The landscape gardners have finished in the back garden and have done a fantastic job - new fence, new paving, new large brick planters and ...... a pond! It's slightly ornamental but is designed for wildlife and the local sparrows are already enjoying it. The solar fountain is due to arrive today (my postie called this morning to say it was in his box and he'd be delivering it later - bless you Amazon and bless you Royal Mail) and I'm off shopping for plants for it tomorrow. Once they're in I'll stick a picture on. I have to say it looks very good and the plants should make it look excellent. Wish I could say the same for the lawn, which is in a dreadful state because of both the drought and the fact that the gardners have been walking over it for several days.

I've harvested, dried and bagged my onions and have a few bits of planting to do - several basil plants and a butternut squash (which appeared long after I'd given up on it - its two siblings which I grew from seed saved from last year have been planted out for over three weeks) to plant out, and several varieties of summer seeds to plant (I do love an Oxford comma). However, it's just too hot at present for doing planty things, so it'll need to wait.

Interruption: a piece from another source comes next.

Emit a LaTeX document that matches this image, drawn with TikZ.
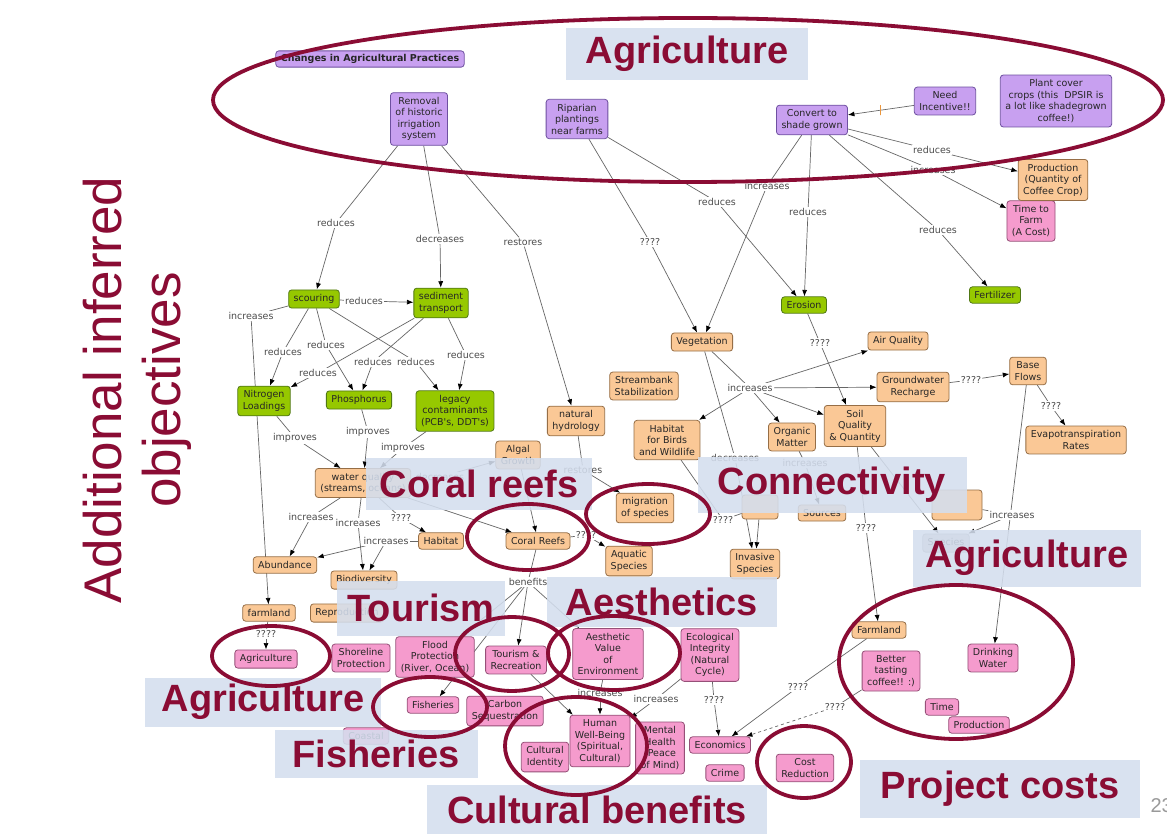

Oh, and I almost forgot - last week was my beautiful daughter Emily's 21st family party. 21 of us sat down for dinner (how apt) including a couple of Aussie cousins and a grand time was had by all. We went up to the Midlands, where lots of the family live, and had the event at the Marston Farm Hotel, who did us proud. Highly recommended.

Thursday, 1 July 2010

Culture Change


Funny old day today. Had a really nice group of nine on the change programme - included two women for the first time, it's a very male dominated organization. All was going well until the feedback element of an exercise when one table (all male) decided that it was appropriate to say that a difficulty they faced was the behaviour of women at a certain time of the month - although they described it in less elegant terms. Everyone was taken by surprise (including the lead facilitator, who was too stunned to take immediate action) and I was particularly shocked that my colleague on that table hadn't prevented what was said from being said, if you see what I mean.

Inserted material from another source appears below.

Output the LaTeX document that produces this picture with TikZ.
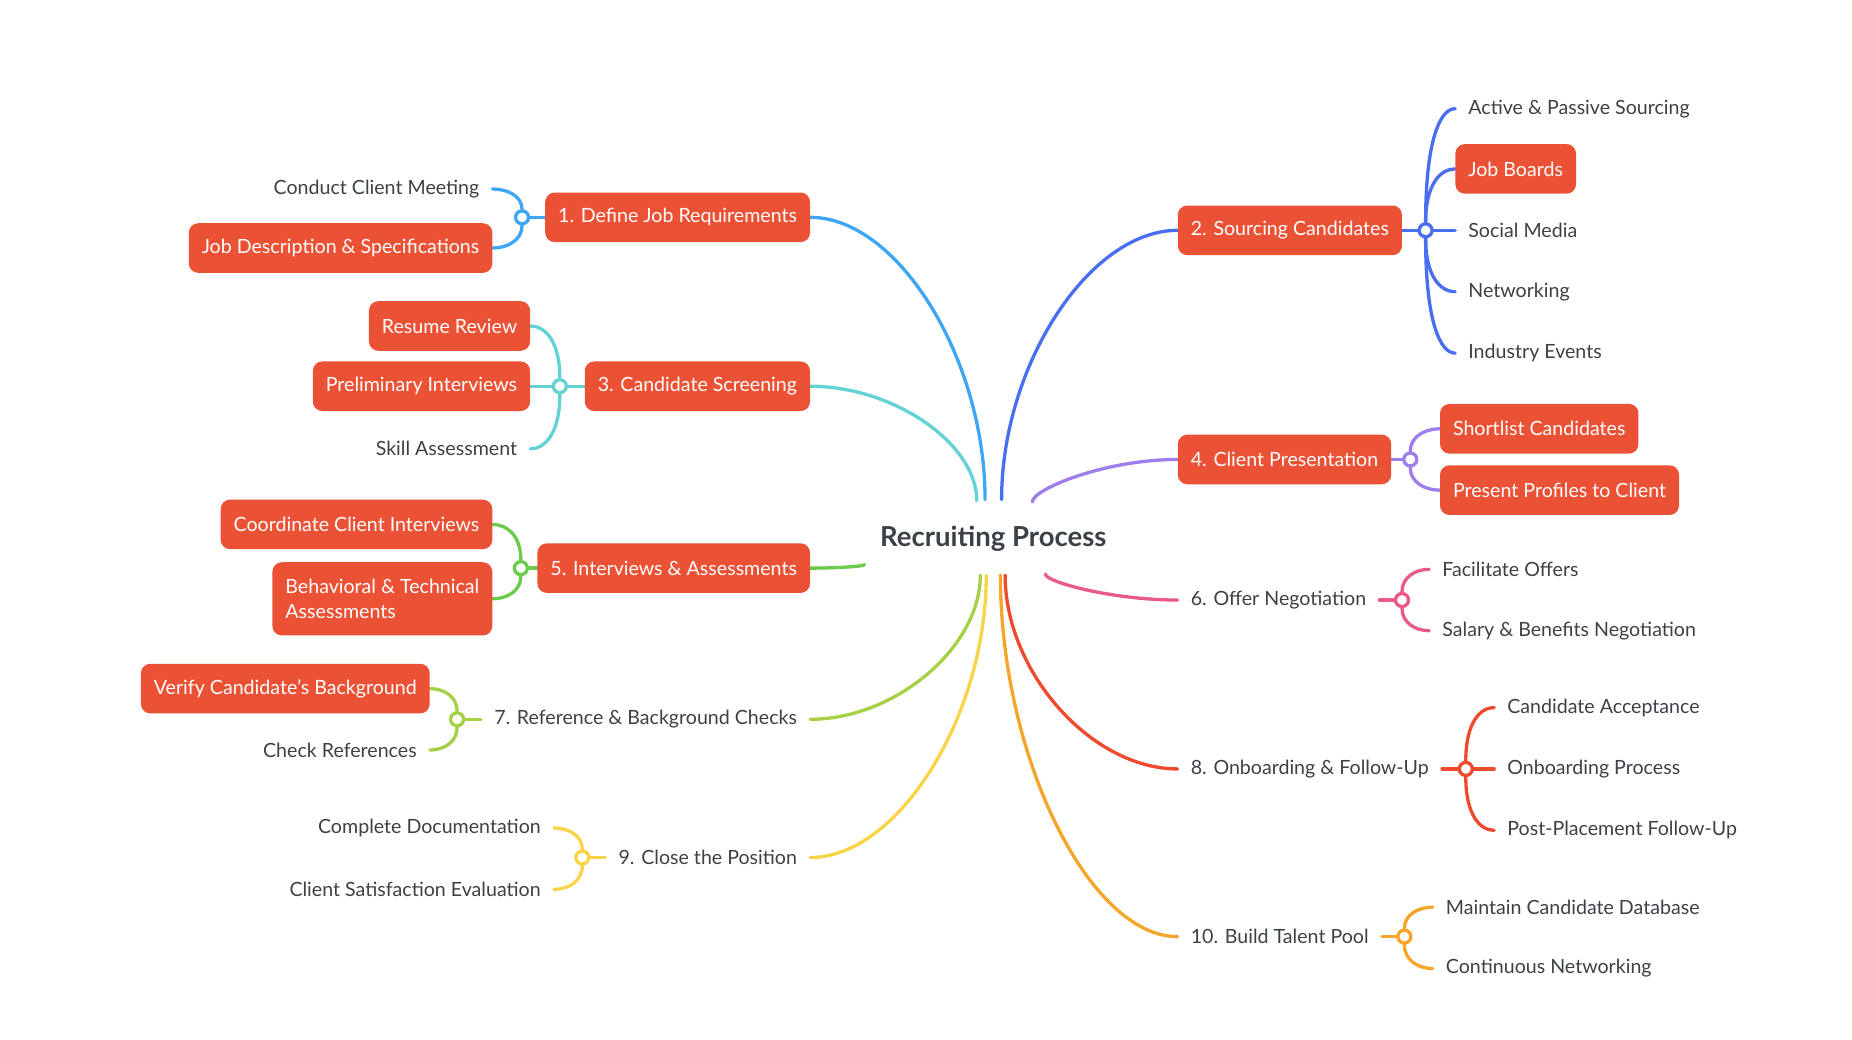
\documentclass[tikz,border=0pt]{standalone}
\usepackage{fontspec}
\setmainfont{Lato}
\usetikzlibrary{calc,backgrounds}

\definecolor{boxred}{HTML}{EB5135}
\definecolor{ink}{HTML}{3C4147}
\definecolor{cdefine}{HTML}{3EA6F4}
\definecolor{csource}{HTML}{4A6EF0}
\definecolor{cscreen}{HTML}{62D2D4}
\definecolor{cpresent}{HTML}{9D7EEB}
\definecolor{cinterview}{HTML}{6BCB4C}
\definecolor{coffer}{HTML}{E9598A}
\definecolor{creference}{HTML}{A6D146}
\definecolor{conboard}{HTML}{EE4A2E}
\definecolor{cclose}{HTML}{F9D449}
\definecolor{ctalent}{HTML}{F5A52A}

\tikzstyle{topicbox} = [fill=boxred, text=white, rounded corners=8pt,
  inner xsep=11pt, inner ysep=0pt, minimum height=42pt,
  font=\fontsize{16.6}{20.5}\selectfont]
\tikzstyle{leaftext} = [text=ink, inner xsep=11pt, inner ysep=0pt,
  minimum height=42pt, font=\fontsize{16.6}{20.5}\selectfont]
\tikzstyle{branch} = [line width=2.8pt, line cap=round]
\tikzstyle{joint} = [circle, draw, fill=white, line width=2.8pt,
  inner sep=0pt, minimum size=11pt]

% curved connector: leaves #3 vertically, meets #4 horizontally
\newcommand{\twig}[4][0.75]{\draw[branch,#2] (#3) .. controls
  ($(#3)!#1!(#3|-#4)$) and ($(#4)!0.5!(#3|-#4)$) .. (#4);}

\begin{document}
\begin{tikzpicture}[x=1pt, y=-1pt]
        \useasboundingbox (0,0) rectangle (1568,880);

        \node [text=ink, font=\fontsize{23.3}{28}\selectfont\bfseries]
              (root) at (841,456) {Recruiting Process};

        % main topics
        \node [topicbox, anchor=east] (define)    at (686,184) {1. Define Job Requirements};
        \node [topicbox, anchor=west] (source)    at (997,195) {2. Sourcing Candidates};
        \node [topicbox, anchor=east] (screen)    at (686,327) {3. Candidate Screening};
        \node [topicbox, anchor=west] (present)   at (997,389) {4. Client Presentation};
        \node [topicbox, anchor=east] (interview) at (686,481) {5. Interviews \& Assessments};
        \node [leaftext, anchor=west] (offer)     at (997,508) {6. Offer Negotiation};
        \node [leaftext, anchor=east] (reference) at (686,609) {7. Reference \& Background Checks};
        \node [leaftext, anchor=west] (onboard)   at (997,651) {8. Onboarding \& Follow-Up};
        \node [leaftext, anchor=east] (close)     at (686,726) {9. Close the Position};
        \node [leaftext, anchor=west] (talent)    at (997,793) {10. Build Talent Pool};

        % junctions
        \node [joint, draw=cdefine]    (jdefine)    at (442,184) {};
        \node [joint, draw=csource]    (jsource)    at (1207,195) {};
        \node [joint, draw=cscreen]    (jscreen)    at (474,327) {};
        \node [joint, draw=cpresent]   (jpresent)   at (1194,389) {};
        \node [joint, draw=cinterview] (jinterview) at (441,481) {};
        \node [joint, draw=coffer]     (joffer)     at (1187,508) {};
        \node [joint, draw=creference] (jreference) at (387,609) {};
        \node [joint, draw=conboard]   (jonboard)   at (1241,651) {};
        \node [joint, draw=cclose]     (jclose)     at (493,726) {};
        \node [joint, draw=ctalent]    (jtalent)    at (1189,793) {};

        % subtopics
        \node [leaftext, anchor=east] (define1) at (417,160) {Conduct Client Meeting};
        \node [topicbox, anchor=east] (define2) at (417,210) {Job Description \& Specifications};

        \node [leaftext, anchor=west] (source1) at (1232,92)  {Active \& Passive Sourcing};
        \node [topicbox, anchor=west] (source2) at (1232,143) {Job Boards};
        \node [leaftext, anchor=west] (source3) at (1232,195) {Social Media};
        \node [leaftext, anchor=west] (source4) at (1232,247) {Networking};
        \node [leaftext, anchor=west] (source5) at (1232,299) {Industry Events};

        \node [topicbox, anchor=east] (screen1) at (449,276) {Resume Review};
        \node [topicbox, anchor=east] (screen2) at (449,327) {Preliminary Interviews};
        \node [leaftext, anchor=east] (screen3) at (449,380) {Skill Assessment};

        \node [topicbox, anchor=west] (present1) at (1219,363) {Shortlist Candidates};
        \node [topicbox, anchor=west] (present2) at (1219,415) {Present Profiles to Client};

        \node [topicbox, anchor=east] (interview1) at (417,444) {Coordinate Client Interviews};
        \node [topicbox, anchor=east, align=left, minimum height=62pt]
              (interview2) at (417,507) {Behavioral \& Technical\\Assessments};

        \node [leaftext, anchor=west] (offer1) at (1210,482) {Facilitate Offers};
        \node [leaftext, anchor=west] (offer2) at (1210,534) {Salary \& Benefits Negotiation};

        \node [topicbox, anchor=east] (reference1) at (364,583) {Verify Candidate's Background};
        \node [leaftext, anchor=east] (reference2) at (364,635) {Check References};

        \node [leaftext, anchor=west] (onboard1) at (1265,599) {Candidate Acceptance};
        \node [leaftext, anchor=west] (onboard2) at (1265,651) {Onboarding Process};
        \node [leaftext, anchor=west] (onboard3) at (1265,703) {Post-Placement Follow-Up};

        \node [leaftext, anchor=east] (close1) at (469,701) {Complete Documentation};
        \node [leaftext, anchor=east] (close2) at (469,753) {Client Satisfaction Evaluation};

        \node [leaftext, anchor=west] (talent1) at (1213,768) {Maintain Candidate Database};
        \node [leaftext, anchor=west] (talent2) at (1213,820) {Continuous Networking};

        % starting points round the root
        \coordinate (s1)  at (834,423);
        \coordinate (s2)  at (848,423);
        \coordinate (s3)  at (827,424);
        \coordinate (s4)  at (874,425);
        \coordinate (s5)  at (732,478);
        \coordinate (s6)  at (885,486);
        \coordinate (s7)  at (830,487);
        \coordinate (s8)  at (851,487);
        \coordinate (s9)  at (835,487);
        \coordinate (s10) at (847,487);

        \begin{scope}[on background layer]
        \twig[0.5]{cdefine}{s1}{define.east}
        \twig[0.5]{csource}{s2}{source.west}
        \twig[0.5]{cscreen}{s3}{screen.east}
        \twig[0.3]{cpresent}{s4}{present.west}
        \twig[0.5]{cinterview}{s5}{interview.east}
        \twig[0.3]{coffer}{s6}{offer.west}
        \twig[0.5]{creference}{s7}{reference.east}
        \twig[0.5]{conboard}{s8}{onboard.west}
        \twig[0.5]{cclose}{s9}{close.east}
        \twig[0.5]{ctalent}{s10}{talent.west}

        \draw[branch, cdefine]    (define.west)    -- (jdefine);
        \draw[branch, csource]    (source.east)    -- (jsource);
        \draw[branch, cscreen]    (screen.west)    -- (jscreen);
        \draw[branch, cpresent]   (present.east)   -- (jpresent);
        \draw[branch, cinterview] (interview.west) -- (jinterview);
        \draw[branch, coffer]     (offer.east)     -- (joffer);
        \draw[branch, creference] (reference.west) -- (jreference);
        \draw[branch, conboard]   (onboard.east)   -- (jonboard);
        \draw[branch, cclose]     (close.west)     -- (jclose);
        \draw[branch, ctalent]    (talent.east)    -- (jtalent);

        \twig{cdefine}{jdefine}{define1.east}
        \twig{cdefine}{jdefine}{define2.east}
        \foreach \i in {1,...,5} {\twig{csource}{jsource}{source\i.west}}
        \foreach \i in {1,2,3} {\twig{cscreen}{jscreen}{screen\i.east}}
        \twig{cpresent}{jpresent}{present1.west}
        \twig{cpresent}{jpresent}{present2.west}
        \twig{cinterview}{jinterview}{interview1.east}
        \twig{cinterview}{jinterview}{interview2.east}
        \twig{coffer}{joffer}{offer1.west}
        \twig{coffer}{joffer}{offer2.west}
        \twig{creference}{jreference}{reference1.east}
        \twig{creference}{jreference}{reference2.east}
        \foreach \i in {1,2,3} {\twig{conboard}{jonboard}{onboard\i.west}}
        \twig{cclose}{jclose}{close1.east}
        \twig{cclose}{jclose}{close2.east}
        \twig{ctalent}{jtalent}{talent1.west}
        \twig{ctalent}{jtalent}{talent2.west}
        \end{scope}
\end{tikzpicture}
\end{document}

One of the women on my table was especially upset by the comment and, when we went into the next exercise, left me in no doubt as to her feelings. She was particularly concerned that an external facilitator had been on that other table and hadn't, seemingly, done anything to prevent a sexist discussion from taking place. I decided that I ought to discuss the issue with said colleague and discovered that they had been aware of the discussion but, because it reflected, in their view, the current culture of the organization they let it go. They also said that their job as a facilitator is not to prevent conversations taking place nor to prevent groups feeding back what they want to feedback. I have a fundamental philosophical problem with this approach because I agree with Esther Cameron in "Facilitation Made Easy" that a facilitator's job is to remain in control without being overpowering.

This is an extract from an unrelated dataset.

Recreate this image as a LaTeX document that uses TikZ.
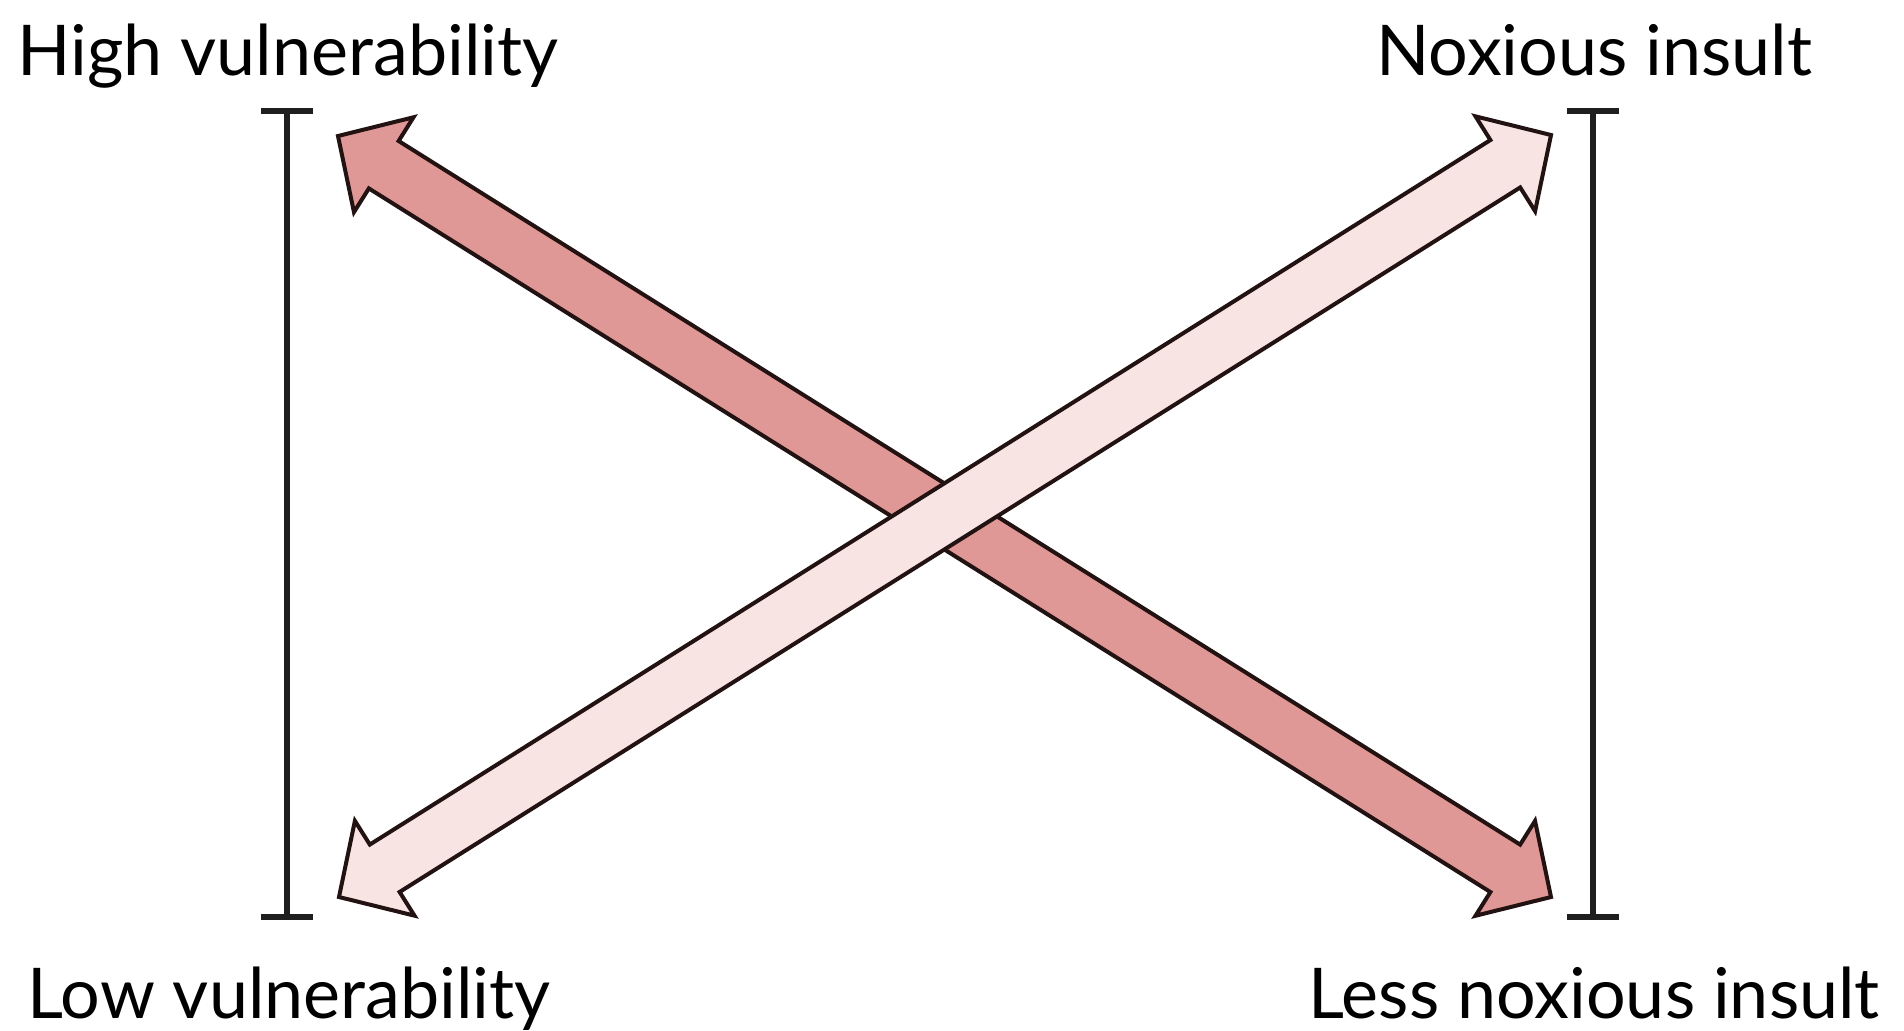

Learning point from all this? (Oh, and by the way, the lead did deal with the issue later by pointing out that we are focusing on changing behaviours to help the organization move forward,
and that managers in the organization need to model appropriate behaviours at all times). Well, you never know people as well as you think you do and, even when you've been around a long time and think you've encountered most situations in a facilitated environment, something can still come along and bite you. Essentially, as the heading picture (taken at the Airport Hotel, Freetown, Sierra Leone) shows, it's still a jungle out there and there's a long, long way to go.